Der Einsatz von Ratron Giftlinsen auf Nicht-Kulturland setzte voraus, dass Mäuse bereits stark in angrenzende Kulturen eingewandert waren. Die Köder mussten verdeckt, tief und unzugänglich für Vögel per Legeflinte in die Nagetiergänge gelegt werden. Jede Anwendung bedurfte – wie beim Streueinsatz auch – einer Einzelfallgenehmigung durch den Pflanzenschutzdienst.


Das Antragsverfahren und die Genehmigungspraxis wichen für beide Zulassungen zwischen den Bundesländern deutlich voneinander ab. Auslöser hierfür waren auch Proteste von Umwelt- und Tierschutzverbänden. Sie forderten eine sofortige Rücknahme der Notfallzulassung, vor allem für den Streueinsatz der Köder.


Starke Proteste:

Die Proteste der Umweltverbände führten bei Naturschutzbehörden zu Unsicherheiten bei der Risikobewertung von Ratron Feldmausködern. Häufig kam es daraufhin zu pauschalen Ablehnungen oder einer verzögerten Abstimmung mit dem Pflanzenschutzdienst. Bei strittigen Fragen wurde eine Genehmigung erst im zweiten Anlauf erteilt und in diesen Fällen oft nur dann, wenn man den Einsatz auf stark befallene Teilflächen beschränkte und weitere Auflagen wie Vergrämungsmaßnahmen erfüllte.


In den Risikogebieten machten die Probleme bei der Genehmigung unter den betroffenen Landwirten schnell die Runde.
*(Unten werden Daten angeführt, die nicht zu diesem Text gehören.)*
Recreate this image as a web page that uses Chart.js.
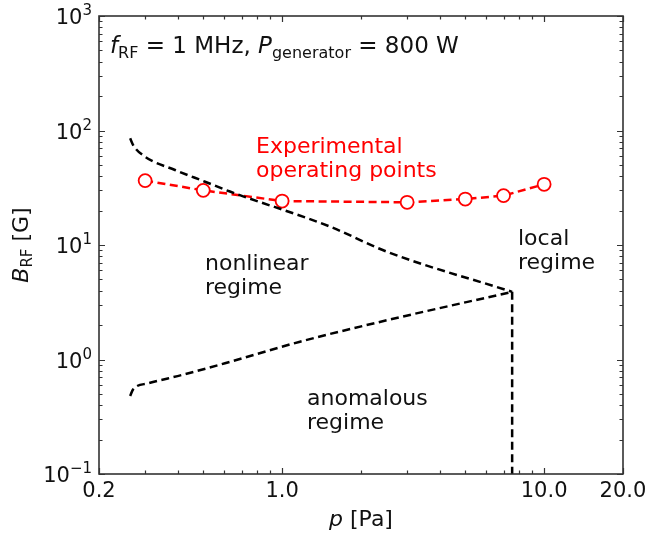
<!DOCTYPE html>
<html>
<head>
<meta charset="utf-8">
<script src="https://cdn.jsdelivr.net/npm/chart.js@4.4.1/dist/chart.umd.min.js"></script>
<style>
    html, body { margin: 0; padding: 0; background: #fff; }
    #wrap { width: 647px; height: 533px; }
</style>
</head>
<body>
<div id="wrap"><canvas id="chart" width="647" height="533"></canvas></div>
<script>
// Experimental operating points (p in Pa, B_RF in G)
const expPressure = [0.3, 0.5, 1.0, 3.0, 5.0, 7.0, 10.0];
const expField = [36.5, 30.0, 24.2, 23.6, 25.2, 27.0, 33.9];

// Upper boundary (nonlinear / local)
const upperPressure = [0.263, 0.270, 0.300, 0.390, 0.508, 0.632, 1.52, 2.51, 7.55];
const upperField = [85.5, 74.6, 59.0, 45.2, 35.7, 29.3, 14.5, 8.74, 3.9];

// Lower boundary (nonlinear / anomalous)
const lowerPressure = [0.263, 0.270, 0.308, 0.414, 0.605, 1.17, 2.30, 7.55];
const lowerField = [0.48, 0.549, 0.619, 0.732, 0.927, 1.43, 2.10, 3.9];

// Vertical boundary (anomalous / local)
const wallPressure = [7.55, 7.55];
const wallField = [3.9, 0.1];

// Axis ticks
const xTickValues = [0.2, 1, 10, 20];
const xTickLabels = ['0.2', '1.0', '10.0', '20.0'];
const xMinorValues = [0.3, 0.4, 0.5, 0.6, 0.7, 0.8, 0.9, 2, 3, 4, 5, 6, 7, 8, 9];
const yTickExponents = [-1, 0, 1, 2, 3];

const toPoints = (xs, ys) => xs.map((x, i) => ({ x: x, y: ys[i] }));

const FONT = '"DejaVu Sans", sans-serif';

// draw a run of text pieces (for sub/superscripts)
function drawRuns(ctx, runs, x, y, align) {
    let total = 0;
    runs.forEach(r => {
        ctx.font = (r.italic ? 'italic ' : '') + r.size + 'px ' + FONT;
        r.w = ctx.measureText(r.t).width;
        total += r.w;
    });
    let cx = x;
    if (align === 'right') cx = x - total;
    else if (align === 'center') cx = x - total / 2;
    ctx.textAlign = 'left';
    ctx.textBaseline = 'alphabetic';
    runs.forEach(r => {
        ctx.font = (r.italic ? 'italic ' : '') + r.size + 'px ' + FONT;
        ctx.fillText(r.t, cx, y + (r.dy || 0));
        cx += r.w;
    });
}

const framePlugin = {
    id: 'frame',
    afterDraw(chart) {
        const ctx = chart.ctx;
        const area = chart.chartArea;
        const xs = chart.scales.x;
        const ys = chart.scales.y;
        ctx.save();

        // frame
        ctx.strokeStyle = '#333';
        ctx.lineWidth = 1.6;
        ctx.strokeRect(area.left, area.top, area.right - area.left, area.bottom - area.top);

        // inward ticks on all four sides
        ctx.lineWidth = 1.2;
        const majorLen = 6, minorLen = 3.5;
        function xTick(v, len) {
            const px = Math.round(xs.getPixelForValue(v)) + 0.5;
            ctx.beginPath();
            ctx.moveTo(px, area.bottom); ctx.lineTo(px, area.bottom - len);
            ctx.moveTo(px, area.top); ctx.lineTo(px, area.top + len);
            ctx.stroke();
        }
        function yTick(v, len) {
            const py = Math.round(ys.getPixelForValue(v)) + 0.5;
            ctx.beginPath();
            ctx.moveTo(area.left, py); ctx.lineTo(area.left + len, py);
            ctx.moveTo(area.right, py); ctx.lineTo(area.right - len, py);
            ctx.stroke();
        }
        xTickValues.forEach(v => xTick(v, majorLen));
        xMinorValues.forEach(v => xTick(v, minorLen));
        yTickExponents.forEach(e => {
            yTick(Math.pow(10, e), majorLen);
            if (e < 3) {
                for (let k = 2; k <= 9; k++) yTick(k * Math.pow(10, e), minorLen);
            }
        });

        // tick labels
        ctx.fillStyle = '#111';
        ctx.font = '21px ' + FONT;
        ctx.textAlign = 'center';
        ctx.textBaseline = 'alphabetic';
        xTickValues.forEach((v, i) => {
            ctx.fillText(xTickLabels[i], xs.getPixelForValue(v), area.bottom + 23);
        });
        yTickExponents.forEach(e => {
            const py = ys.getPixelForValue(Math.pow(10, e));
            const sup = e < 0 ? '\u2212' + Math.abs(e) : String(e);
            drawRuns(ctx, [
                { t: '10', size: 21 },
                { t: sup, size: 15, dy: -9 }
            ], area.left - 7, py + 8, 'right');
        });

        // axis titles
        drawRuns(ctx, [
            { t: 'p', size: 22, italic: true },
            { t: ' [Pa]', size: 22 }
        ], (area.left + area.right) / 2, 526, 'center');

        ctx.save();
        ctx.translate(28, (area.top + area.bottom) / 2);
        ctx.rotate(-Math.PI / 2);
        drawRuns(ctx, [
            { t: 'B', size: 22, italic: true },
            { t: 'RF', size: 15, dy: 4 },
            { t: ' [G]', size: 22 }
        ], 0, 0, 'center');
        ctx.restore();

        // condition text
        drawRuns(ctx, [
            { t: 'f', size: 23, italic: true },
            { t: 'RF', size: 16, dy: 5 },
            { t: ' = 1 MHz, ', size: 23 },
            { t: 'P', size: 23, italic: true },
            { t: 'generator', size: 16, dy: 5 },
            { t: ' = 800 W', size: 23 }
        ], 110, 53, 'left');

        // region labels
        ctx.font = '22px ' + FONT;
        ctx.textAlign = 'left';
        ctx.fillStyle = '#111';
        ctx.fillText('nonlinear', 205, 270);
        ctx.fillText('regime', 205, 294);
        ctx.fillText('local', 518, 245);
        ctx.fillText('regime', 518, 269);
        ctx.fillText('anomalous', 307, 405);
        ctx.fillText('regime', 307, 429);
        ctx.fillStyle = '#ff0000';
        ctx.fillText('Experimental', 256, 153);
        ctx.fillText('operating points', 256, 177);

        ctx.restore();
    }
};

const blackDash = {
    borderColor: '#000',
    borderWidth: 2.5,
    borderDash: [8, 4.5],
    pointRadius: 0,
    fill: false,
    cubicInterpolationMode: 'monotone'
};

new Chart(document.getElementById('chart'), {
    type: 'line',
    data: {
        datasets: [
            Object.assign({ label: 'upper', data: toPoints(upperPressure, upperField) }, blackDash),
            Object.assign({ label: 'lower', data: toPoints(lowerPressure, lowerField) }, blackDash),
            Object.assign({ label: 'wall', data: toPoints(wallPressure, wallField) }, blackDash, { cubicInterpolationMode: 'default' }),
            {
                label: 'Experimental operating points',
                data: toPoints(expPressure, expField),
                borderColor: '#ff0000',
                borderWidth: 2.5,
                borderDash: [8, 4.5],
                pointRadius: 6.5,
                pointBorderWidth: 1.8,
                pointBorderColor: '#ff0000',
                pointBackgroundColor: '#fff',
                fill: false,
                tension: 0
            }
        ]
    },
    options: {
        responsive: false,
        animation: false,
        layout: { padding: { left: 99, right: 24, top: 16, bottom: 59 } },
        plugins: {
            legend: { display: false },
            tooltip: { enabled: false }
        },
        scales: {
            x: { type: 'logarithmic', min: 0.2, max: 20, display: false },
            y: { type: 'logarithmic', min: 0.1, max: 1000, display: false }
        }
    },
    plugins: [framePlugin]
});
</script>
</body>
</html>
Viele haben daraufhin von einer Beantragung abgesehen, zumal die Bekämpfung unverzüglich und nicht erst nach Wochen hätte erfolgen müssen.
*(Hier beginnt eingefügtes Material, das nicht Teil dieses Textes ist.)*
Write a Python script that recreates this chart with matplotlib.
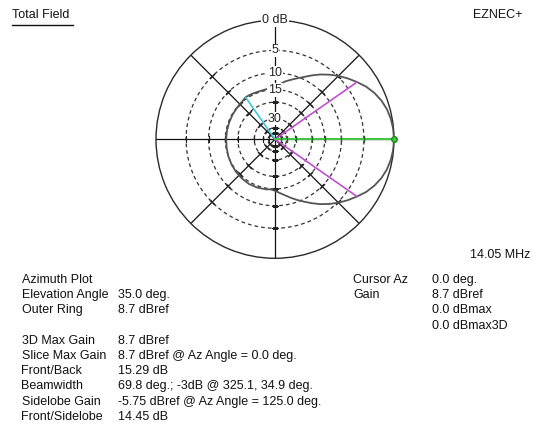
import numpy as np
import matplotlib
matplotlib.use("Agg")
import matplotlib.pyplot as plt
from matplotlib.lines import Line2D

plt.rcParams['font.family'] = ['Liberation Sans', 'DejaVu Sans']

# ---- data (azimuth pattern, dB relative to max) ----
azimuth_deg = [0, 5, 10, 15, 20, 25, 30, 35, 40, 45, 50, 55, 60, 65, 70, 75, 80, 85,
               90, 95, 100, 105, 110, 115, 120, 125, 130, 135, 140, 150, 160, 170, 180,
               190, 200, 210, 220, 230, 240, 250, 260, 265, 270, 275, 280, 285, 290,
               295, 300, 305, 310, 315, 320, 325, 330, 335, 340, 345, 350, 355, 360]
rel_db = [0.0, -0.05, -0.2, -0.45, -0.85, -1.4, -2.1, -3.0, -3.9, -4.85, -5.9, -7.0,
          -8.2, -9.4, -10.4, -11.3, -12.1, -13.2,
          -14.1, -14.4, -14.6, -14.7, -14.7, -14.6, -14.5, -14.45, -14.8, -15.0, -15.1,
          -15.2, -15.3, -15.3, -15.29,
          -15.2, -15.0, -14.8, -14.6, -14.45, -14.3, -14.4, -14.6, -14.8, -14.4, -13.6,
          -12.7, -11.6, -10.5,
          -9.4, -8.2, -7.0, -5.9, -4.85, -3.9, -3.0, -2.1, -1.4, -0.85, -0.45, -0.2,
          -0.05, 0.0]

ring_db = [-5, -10, -15, -20, -30, -40, -50]
ring_labels = {0: "0 dB", -5: "5", -10: "10", -15: "15", -30: "30"}
spoke_deg = [0, 45, 90, 135, 180, 225, 270, 315]

cursor_az = 0.0
beam_edges_deg = [34.9, 325.1]
beam_edge_db = -3.0
sidelobe_az = 125.0
sidelobe_db = -14.45

left_labels = ["Azimuth Plot", "Elevation Angle", "Outer Ring", "",
               "3D Max Gain", "Slice Max Gain", "Front/Back", "Beamwidth",
               "Sidelobe Gain", "Front/Sidelobe"]
left_values = ["", "35.0 deg.", "8.7 dBref", "",
               "8.7 dBref", "8.7 dBref @ Az Angle = 0.0 deg.", "15.29 dB",
               "69.8 deg.; -3dB @ 325.1, 34.9 deg.",
               "-5.75 dBref @ Az Angle = 125.0 deg.", "14.45 dB"]
right_labels = ["Cursor Az", "Gain", "", ""]
right_values = ["0.0 deg.", "8.7 dBref", "0.0 dBmax", "0.0 dBmax3D"]


def arrl(db):
    return 0.89 ** (-np.asarray(db, dtype=float) / 2.0)


W, H = 533, 432
fig = plt.figure(figsize=(W / 100, H / 100), dpi=100)
fig.patch.set_facecolor("white")

cx, cy, R = 275, 139.3, 119
ax = fig.add_axes([(cx - R) / W, 1 - (cy + R) / H, 2 * R / W, 2 * R / H],
                  projection="polar")
ax.set_ylim(0, 1)
ax.grid(False)
ax.set_xticks([])
ax.set_yticks([])
ax.spines["polar"].set_color("#2a2a2a")
ax.spines["polar"].set_linewidth(1.0)
ax.set_facecolor("white")

th_full = np.linspace(0, 2 * np.pi, 400)
for d in ring_db:
    ax.plot(th_full, np.full_like(th_full, arrl(d)), color="#333333", lw=0.9,
            ls=(0, (3, 2.4)), zorder=2)

for s in spoke_deg:
    t = np.deg2rad(s)
    ax.plot([t, t], [0, 1], color="#111111", lw=0.9, zorder=2)
    rr = arrl(ring_db)
    ax.plot(np.full(len(rr), t), rr, ls="none", marker=(2, 2, s), ms=5,
            mec="#222222", mew=0.8, zorder=3)

# pattern
ax.plot(np.deg2rad(azimuth_deg), arrl(rel_db), color="#555555", lw=1.3, zorder=4)

# beamwidth lines
for b in beam_edges_deg:
    ax.plot([np.deg2rad(b)] * 2, [0, arrl(beam_edge_db)], color="#c050d0", lw=1.2, zorder=5)
# sidelobe line
ax.plot([np.deg2rad(sidelobe_az)] * 2, [0, arrl(sidelobe_db)], color="#40c8d8", lw=1.2, zorder=5)
# cursor
ax.plot([np.deg2rad(cursor_az)] * 2, [0, 1], color="#44c444", lw=1.5, zorder=5)
rr = arrl(ring_db)
ax.plot(np.full(len(rr), np.deg2rad(cursor_az)), rr, ls="none", marker=(2, 2, 0), ms=4,
        mec="#226622", mew=0.8, zorder=6)
ax.plot([np.deg2rad(cursor_az)], [1], marker="o", ms=4, mfc="#44c444", mec="#228822", zorder=7,
        clip_on=False)

for d, lab in ring_labels.items():
    ax.text(np.pi / 2, arrl(d), lab, ha="center", va="center", fontsize=9, color="#222222",
            bbox=dict(fc="white", ec="none", pad=0.6), zorder=8, clip_on=False)

fs = 9
def ft(x, y, s, **kw):
    fig.text(x / W, 1 - y / H, s, fontsize=fs, va="center", ha=kw.pop("ha", "left"),
             color="#111111", **kw)

ft(12, 15.5, "Total Field")
fig.add_artist(Line2D([12 / W, 73 / W], [1 - 25 / H, 1 - 25 / H], color="#111111", lw=1.0))
ft(522, 15.5, "EZNEC+", ha="right")
ft(530, 255, "14.05 MHz", ha="right")

y0, dy = 280, 15.2
for i, (l, v) in enumerate(zip(left_labels, left_values)):
    y = y0 + i * dy
    if l:
        ft(21.5, y, l)
    if v:
        ft(118.5, y, v)
for i, (l, v) in enumerate(zip(right_labels, right_values)):
    y = y0 + i * dy
    if l:
        ft(353, y, l)
    ft(431.5, y, v)

fig.savefig("out.png", dpi=100, facecolor="white")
Fazit: Diese Erfahrungen zeigen, dass der Einsatz von Zinkphosphid-Präparaten mit der Legeflinte in Getreide, Raps und Co. letztendlich doch die einzige Möglichkeit bleibt, einem Starkbefall zu begegnen. Dass dies in vielen Fällen nicht reicht, belegen die Luftbilder. In Thüringen, Rheinland-Pfalz und Sachsen-Anhalt waren viele Flächen im Herbst 2015 erneut stark geschädigt. Ein rechtzeitiger Streueinsatz von Chlorphacinon hätte den Schaden mit großer Wahrscheinlichkeit gemindert.